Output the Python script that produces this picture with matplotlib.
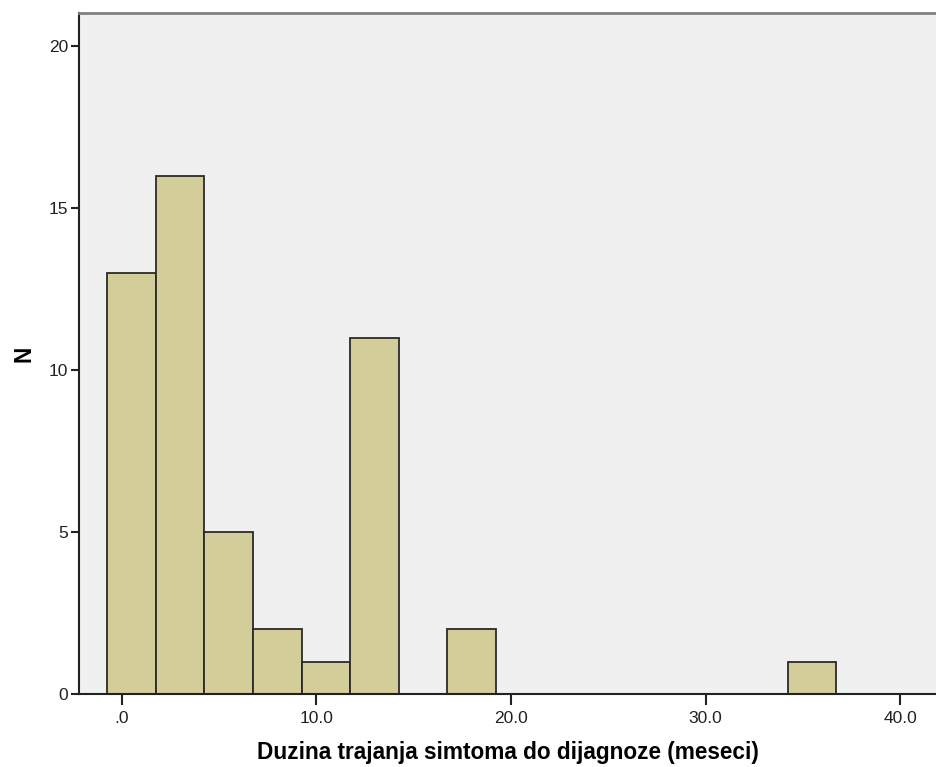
import matplotlib
matplotlib.use("Agg")
import matplotlib.pyplot as plt
import numpy as np

# Histogram data (bin edges start at -0.77, width 2.5 months)
bin_start = -0.77
bin_width = 2.5
counts = [13, 16, 5, 2, 1, 11, 0, 2, 0, 0, 0, 0, 0, 0, 1]
x_ticks = [0, 10, 20, 30, 40]
x_tick_labels = [".0", "10.0", "20.0", "30.0", "40.0"]
y_ticks = [0, 5, 10, 15, 20]

plt.rcParams['font.family'] = ['Liberation Sans', 'DejaVu Sans']

fig = plt.figure(figsize=(9.36, 7.67), dpi=100)
ax = fig.add_axes([79/936, 73/767, 1 - 79/936, (694-13)/767])
ax.set_facecolor('#F0F0F0')

lefts = [bin_start + i * bin_width for i in range(len(counts))]
for l, c in zip(lefts, counts):
    if c > 0:
        ax.bar(l, c, width=bin_width, align='edge', color='#D3CE99',
               edgecolor='#2a2a2a', linewidth=1.3)

ax.set_xlim(-2.21, 41.85)
ax.set_ylim(0, 21.02)
ax.set_xticks(x_ticks)
ax.set_xticklabels(x_tick_labels)
ax.set_yticks(y_ticks)
ax.tick_params(axis='x', length=8, width=1.5, color='#222222', labelsize=12.5, pad=4,
               labelcolor='#222222')
ax.tick_params(axis='y', length=6, width=1.5, color='#222222', labelsize=12.5, pad=2,
               labelcolor='#222222')

for s in ['left', 'bottom']:
    ax.spines[s].set_color('#222222')
    ax.spines[s].set_linewidth(1.5)
ax.spines['top'].set_color('#808080')
ax.spines['top'].set_linewidth(2)
ax.spines['right'].set_visible(False)

ax.set_xlabel('Duzina trajanja simtoma do dijagnoze (meseci)', fontsize=16.3,
              fontweight='bold', labelpad=11)
ax.set_ylabel('N', fontsize=16.3, fontweight='bold', labelpad=9)

fig.savefig('out.png', dpi=100)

· · · · ·

Transcribe the listing above verbatim. Omit the pictures.

** Answer to this problem **
Output the Python script that produces this picture with matplotlib.
import matplotlib
matplotlib.use("Agg")
import matplotlib.pyplot as plt
import numpy as np

# Histogram data (bin edges start at -0.77, width 2.5 months)
bin_start = -0.77
bin_width = 2.5
counts = [13, 16, 5, 2, 1, 11, 0, 2, 0, 0, 0, 0, 0, 0, 1]
x_ticks = [0, 10, 20, 30, 40]
x_tick_labels = [".0", "10.0", "20.0", "30.0", "40.0"]
y_ticks = [0, 5, 10, 15, 20]

plt.rcParams['font.family'] = ['Liberation Sans', 'DejaVu Sans']

fig = plt.figure(figsize=(9.36, 7.67), dpi=100)
ax = fig.add_axes([79/936, 73/767, 1 - 79/936, (694-13)/767])
ax.set_facecolor('#F0F0F0')

lefts = [bin_start + i * bin_width for i in range(len(counts))]
for l, c in zip(lefts, counts):
    if c > 0:
        ax.bar(l, c, width=bin_width, align='edge', color='#D3CE99',
               edgecolor='#2a2a2a', linewidth=1.3)

ax.set_xlim(-2.21, 41.85)
ax.set_ylim(0, 21.02)
ax.set_xticks(x_ticks)
ax.set_xticklabels(x_tick_labels)
ax.set_yticks(y_ticks)
ax.tick_params(axis='x', length=8, width=1.5, color='#222222', labelsize=12.5, pad=4,
               labelcolor='#222222')
ax.tick_params(axis='y', length=6, width=1.5, color='#222222', labelsize=12.5, pad=2,
               labelcolor='#222222')

for s in ['left', 'bottom']:
    ax.spines[s].set_color('#222222')
    ax.spines[s].set_linewidth(1.5)
ax.spines['top'].set_color('#808080')
ax.spines['top'].set_linewidth(2)
ax.spines['right'].set_visible(False)

ax.set_xlabel('Duzina trajanja simtoma do dijagnoze (meseci)', fontsize=16.3,
              fontweight='bold', labelpad=11)
ax.set_ylabel('N', fontsize=16.3, fontweight='bold', labelpad=9)

fig.savefig('out.png', dpi=100)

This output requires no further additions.